Early childhood development has several aspects to explore. Ahava House unpacks the ones they’ve discovered to be most beneficial to young children.
- Socialisation with people other than the child’s family in a safe environment is essential. It is vital to introduce our children to other children and support their transition into friendship groups as they find their own social dynamics.
- Learning how to share, cooperate, and take turns is especially important for children at this young age. Early childhood educators are trained to identify areas where support is needed for each child and build programs and activities around these. Their peers are also significant, as preschool-age children are usually constructive, cooperative and inclusive.
- Lessons should be given in a fun and exciting way that will encourage children to be effective learners. This is the young, fruitful age where we can promote a love for learning which will see them through their lifetime of learning.
- A love of education that includes reading, learning, discovery, and nature take root in preschool. While parents will always influence a child’s early life, introducing them to the correct preschool environment will set them up for their future.
- Teaching the value of respect for others. This is not limited to people and belongings but can also mean respect for their immediate and global environment.
There is no better place to learn this than in a preschool environment, where everything is shared, and manners are taught and learned organically amongst their teachers and peers.
Demonstrating and instilling the importance of teamwork that can teach respect for the opinions of others, listening, cooperation and equality.
For this very reason, many preschool activities are centred around teamwork; a person who learns how to work in a team at an early age will ultimately be more socially attuned and employable!
Early childhood educators and parents must work together to develop resilience in children as early as possible. By creating a consistent, secure and fair social environment, with clear expectations and predictable consequences, children can develop skills in managing themselves and their emotions.
During preschool years, children explore at every opportunity to discover new experiences, friends, and environments. Their minds are so lively and imaginative. It is during this time that children learn the skill of concentration.
As early childhood educators, we need to balance this zest with the ability to listen, follow directions, attend to tasks and participate in group activities to develop the critical life skill of concentration.
By teaching through examples, role modelling and social experiences, children can develop their patience and learn to wait for their turn. Examples from the preschool setting include sharing a teacher’s attention, a toy, the playground or waiting in line for a game.
This is critical. A strong sense of well-being provides children with confidence, optimism and self-esteem, encouraging them to explore their talents, skills and interests.

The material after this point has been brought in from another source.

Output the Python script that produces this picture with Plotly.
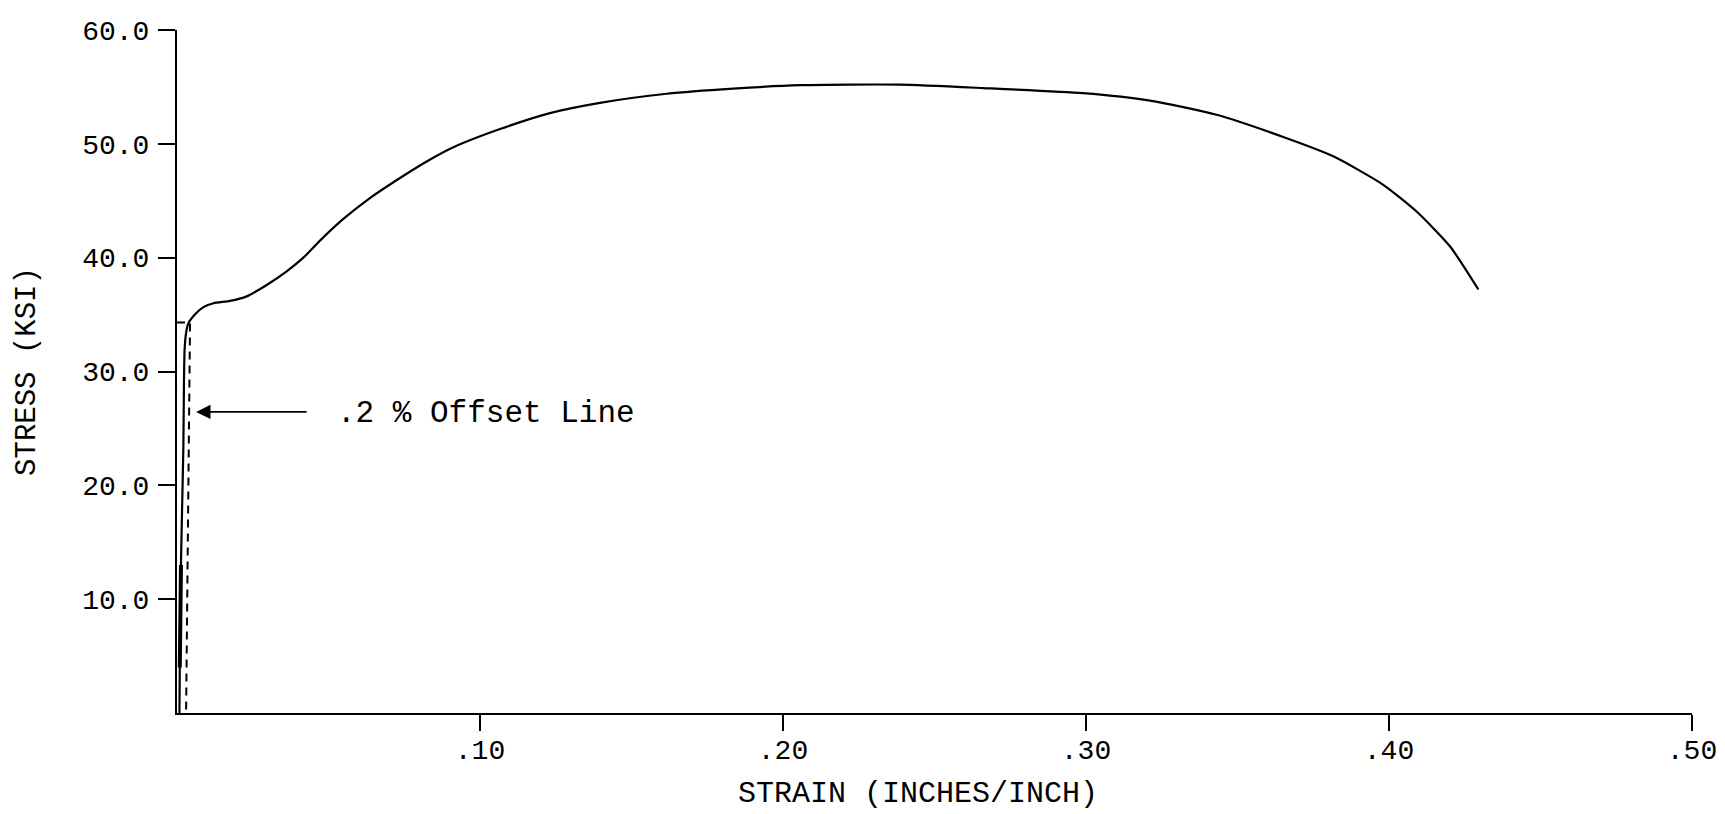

Positive interactions with other children and teachers will promote a positive, healthy and secure view of themselves, allowing them to approach situations and problems confidently throughout their lives.
One of the most important lessons we teach our children at this young age, especially in South Africa, is the ability to value difference and diversity.
Children must understand that everyone is unique and special in their own way with their culture, beliefs and ethnicity.
Preschool is so much more than playing. While the basic educational benefits of preschool (such as literacy and numeracy) are tangible, the advances children make towards becoming well-rounded individuals are truly invaluable.